El libro es, decía Borges, una extensión de la memoria. Existe porque el mundo no se agota fácilmente. El mundo es exprimido y condensado en el fácil derrotero de la letra y la palabra fija o escrita. Aunque realmente no hay, siendo precisos, palabra fija. La escritura también revolotea, como prueba cualquier gran poema. Los libros son para decir más y mejor, o sea, para la palabra y el habla. Los libros se despliegan y conectan multiplicando el mundo o, mejor, multiplicando los sabores del mundo. En los libros se paladea lo más perdurable del hombre, lo que acaso sea su esencia. Es una vieja clave ésta que la filosofía ha imaginado y expresado, desde la vieja hermenéutica a filósofos como Derrida o Ricoeur. Pero es, como también señalaba Illich, una atribución antigua la que se expresa dotando del poder de dar vida a las letras.
El cultivo del texto como huerto, hundiéndose en el mundo y arándolo para cosechar nuevas formas de ser. Las letras crean, en ese sentido, una nueva facticidad, un nuevo plano del ser, o claro. El libro araña al ser, o es el propio hombre que lo araña. El ser no es directamente accesible, porque si lo fuera, se traicionaría y banalizaría. Es una de las hondas enseñanzas de Heidegger. El ser sufre por la banalización. Por eso, ha de ser en el juego de lo que es sin llegar jamás a agotarse en el ahí o estar. El libro es claridad del ser porque se multiplica, se busca y se oculta. Un libro a menudo señala a lo contrario de sí mismo y la ironía es su recurso por excelencia, el gran recurso de la palabra escrita que es ante todo negación de sí misma. Por eso se multiplica y esencializa.

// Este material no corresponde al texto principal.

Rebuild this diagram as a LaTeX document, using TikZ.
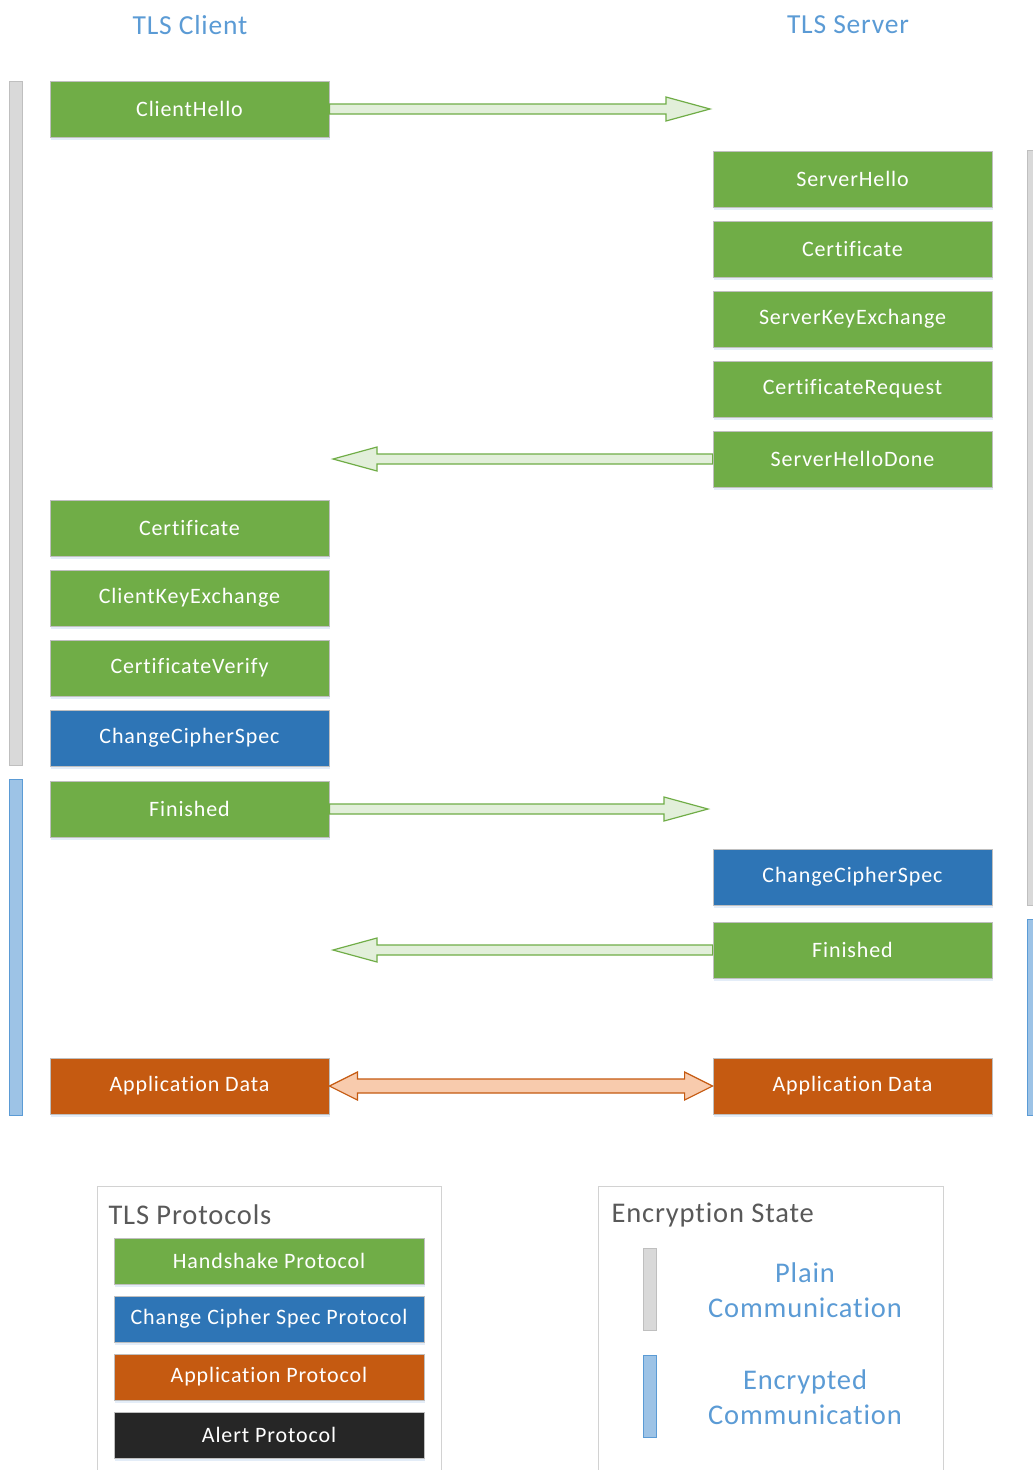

Por esto, leer forma parte de una actitud irónica, de un sarcasmo entre la creencia y la increencia. La última verdad de los libros, de la palabra y el saber canónicos, es que no son y que se diluyen entre otras claridades y lugares del ser. No son pues tan importantes los libros y quizás más que su carácter fijador haya que destacar su carácter deconstructivo, la labor de merma y roa que todo libro hace a su dueño.

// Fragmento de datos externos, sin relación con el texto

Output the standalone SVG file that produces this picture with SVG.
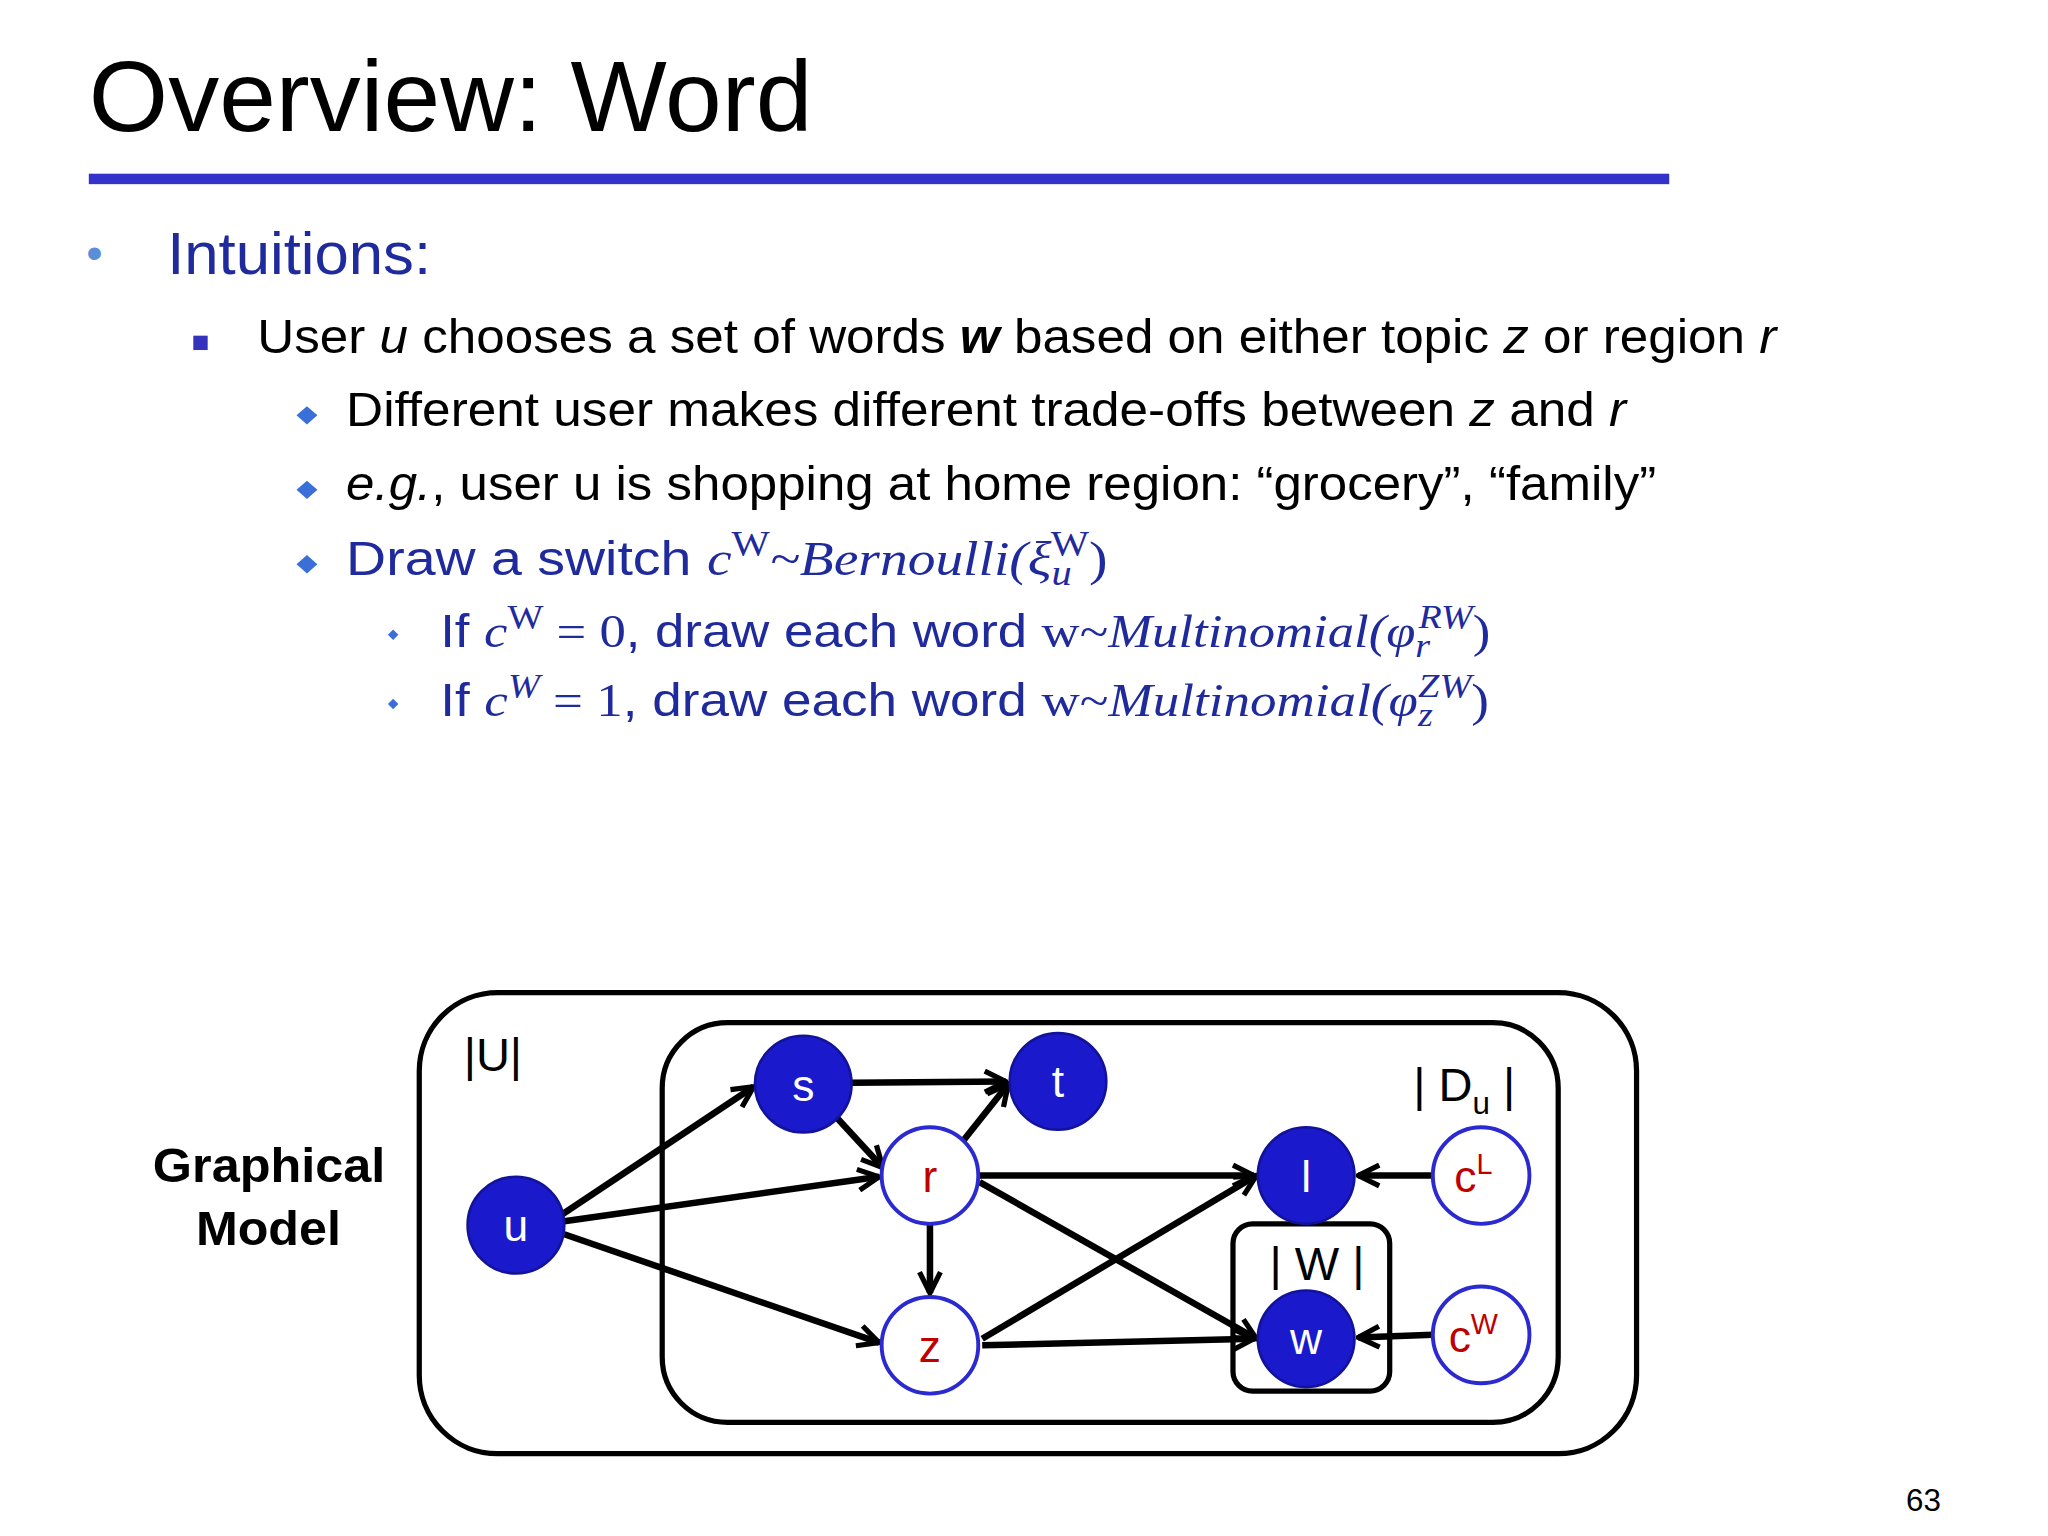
<svg xmlns="http://www.w3.org/2000/svg" width="2048" height="1536" viewBox="0 0 2048 1536">
<defs>
<marker id="ah" viewBox="0 0 10 10" refX="9" refY="5" markerWidth="4" markerHeight="4" orient="auto" markerUnits="strokeWidth">
<path d="M1,1 L9,5 L1,9" fill="none" stroke="#000" stroke-width="2"/>
</marker>
<style>
text{font-family:"Liberation Sans",Arial,sans-serif}
.m{font-family:"Liberation Serif","DejaVu Serif",serif;font-style:italic}
.mr{font-family:"Liberation Serif","DejaVu Serif",serif}
.b{fill:#1f2a9c}
.e{stroke:#000;stroke-width:5;fill:none;marker-end:url(#ah)}
.fn{fill:#1a1acc;stroke:#12129a;stroke-width:2}
.on{fill:#fff;stroke:#2a2ad0;stroke-width:3}
.lw{fill:#fff;font-size:34px;text-anchor:middle}
.lr{fill:#c00000;font-size:34px;text-anchor:middle}
.pl{fill:none;stroke:#000;stroke-width:4}
</style>
</defs>
<rect width="2048" height="1536" fill="#fff"/>
<g transform="scale(1.30612)">
<text x="68" y="100" font-size="76" textLength="554" lengthAdjust="spacingAndGlyphs">Overview: Word</text>
<rect x="68" y="133" width="1210" height="8" fill="#3333cc"/>
<text x="66" y="206" font-size="36" fill="#5b8dd9">•</text>
<text x="128" y="210" font-size="46" class="b" textLength="202" lengthAdjust="spacingAndGlyphs">Intuitions:</text>
<rect x="148" y="257" width="11" height="11" fill="#3333bb"/>
<text x="197" y="270" font-size="37" textLength="1163" lengthAdjust="spacingAndGlyphs">User <tspan font-style="italic">u</tspan> chooses a set of words <tspan font-style="italic" font-weight="bold">w</tspan> based on either topic <tspan font-style="italic">z</tspan> or region <tspan font-style="italic">r</tspan></text>
<g fill="#3a6fd8">
<path d="M235,311 l8,7 -8,7 -8,-7z"/><path d="M235,368 l8,7 -8,7 -8,-7z"/><path d="M235,425 l8,7 -8,7 -8,-7z"/>
<path d="M301,482 l4,4 -4,4 -4,-4z"/><path d="M301,535 l4,4 -4,4 -4,-4z"/>
</g>
<text x="265" y="326" font-size="37" textLength="980" lengthAdjust="spacingAndGlyphs">Different user makes different trade-offs between <tspan font-style="italic">z</tspan> and <tspan font-style="italic">r</tspan></text>
<text x="265" y="383" font-size="37" textLength="1003" lengthAdjust="spacingAndGlyphs"><tspan font-style="italic">e.g.</tspan>, user u is shopping at home region: “grocery”, “family”</text>
<text x="265" y="440" font-size="37" class="b" textLength="583" lengthAdjust="spacingAndGlyphs">Draw a switch <tspan class="m">c</tspan><tspan class="mr" dy="-14" font-size="27">W</tspan><tspan class="m" dy="14">~Bernoulli(ξ</tspan><tspan class="m" font-size="27" dy="8">u</tspan><tspan class="mr" font-size="27" dx="-14" dy="-22">W</tspan><tspan class="mr" dy="14">)</tspan></text>
<text x="337" y="495" font-size="36" class="b" textLength="804" lengthAdjust="spacingAndGlyphs">If <tspan class="m">c</tspan><tspan class="mr" dy="-14" font-size="26">W</tspan><tspan class="mr" dy="14"> = 0</tspan>, draw each word <tspan class="mr">w~</tspan><tspan class="m">Multinomial(φ</tspan><tspan class="m" font-size="26" dy="8">r</tspan><tspan class="m" font-size="26" dx="-8" dy="-22">RW</tspan><tspan class="mr" dy="14">)</tspan></text>
<text x="337" y="548" font-size="36" class="b" textLength="803" lengthAdjust="spacingAndGlyphs">If <tspan class="m">c</tspan><tspan class="m" dy="-14" font-size="26">W</tspan><tspan class="mr" dy="14"> = 1</tspan>, draw each word <tspan class="mr">w~</tspan><tspan class="m">Multinomial(φ</tspan><tspan class="m" font-size="26" dy="8">z</tspan><tspan class="m" font-size="26" dx="-10" dy="-22">ZW</tspan><tspan class="mr" dy="14">)</tspan></text>

<g id="plates">
<rect class="pl" x="321" y="760" width="932" height="353" rx="60"/>
<rect class="pl" x="507" y="783" width="686" height="306" rx="50"/>
<rect class="pl" x="944" y="937" width="120" height="128" rx="15"/>
<text x="355" y="820" font-size="36">|U|</text>
<text x="1082" y="843" font-size="36">| D<tspan font-size="24" dy="10">u</tspan><tspan dy="-10"> |</tspan></text>
<text x="972" y="980" font-size="36">| W |</text>
</g>
<text x="117" y="905" font-size="37" font-weight="bold" textLength="178" lengthAdjust="spacingAndGlyphs">Graphical</text>
<text x="150" y="953" font-size="37" font-weight="bold" textLength="111" lengthAdjust="spacingAndGlyphs">Model</text>

<g id="edges">
<line class="e" x1="430" y1="930" x2="577" y2="832"/>
<line class="e" x1="432" y1="935" x2="673" y2="901"/>
<line class="e" x1="432" y1="945" x2="673" y2="1028"/>
<line class="e" x1="652" y1="829" x2="770" y2="828"/>
<line class="e" x1="640" y1="855" x2="676" y2="894"/>
<line class="e" x1="737" y1="874" x2="772" y2="830"/>
<line class="e" x1="750" y1="900" x2="960" y2="900"/>
<line class="e" x1="750" y1="905" x2="962" y2="1025"/>
<line class="e" x1="712" y1="937" x2="712" y2="990"/>
<line class="e" x1="752" y1="1025" x2="962" y2="900"/>
<line class="e" x1="752" y1="1030" x2="960" y2="1025"/>
<line class="e" x1="1097" y1="900" x2="1040" y2="900"/>
<line class="e" x1="1097" y1="1022" x2="1040" y2="1024"/>
</g>
<g id="u"><circle class="fn" cx="395" cy="938" r="37"/><text class="lw" x="395" y="950">u</text></g>
<g id="s"><circle class="fn" cx="615" cy="830" r="37"/><text class="lw" x="615" y="843">s</text></g>
<g id="t"><circle class="fn" cx="810" cy="828" r="37"/><text class="lw" x="810" y="840">t</text></g>
<g id="r"><circle class="on" cx="712" cy="900" r="37"/><text class="lr" x="712" y="913">r</text></g>
<g id="z"><circle class="on" cx="712" cy="1030" r="37"/><text class="lr" x="712" y="1043">z</text></g>
<g id="l"><circle class="fn" cx="1000" cy="900" r="37"/><text class="lw" x="1000" y="913">l</text></g>
<g id="w"><circle class="fn" cx="1000" cy="1025" r="37"/><text class="lw" x="1000" y="1037">w</text></g>
<g id="cL"><circle class="on" cx="1134" cy="900" r="37"/><text class="lr" x="1128" y="913">c<tspan font-size="22" dy="-14">L</tspan></text></g>
<g id="cW"><circle class="on" cx="1134" cy="1022" r="37"/><text class="lr" x="1128" y="1035">c<tspan font-size="22" dy="-14">W</tspan></text></g>
<text x="1486" y="1157" font-size="24" text-anchor="end">63</text>
</g>
</svg>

Así, el intento de justificar la lectura y alabarla puede ser contraproducente. Acaso haya que leer como escribía Montaigne, en la plana alegría exultante de ser ahí, de hacerse el hombre porque se disuelve el hombre. No he encontrado por ello, y finalmente, otra mejor apología de la lectura, que la de que constituye una consciente destrucción de la cual deviene lo que acaso sea. La destrucción en la búsqueda tenaz y sin objeto. Como las olas del mar en la orilla, con un mar casi en calma, que van borrando tenaz, fluida y sutilmente la palabra escrita en la arena.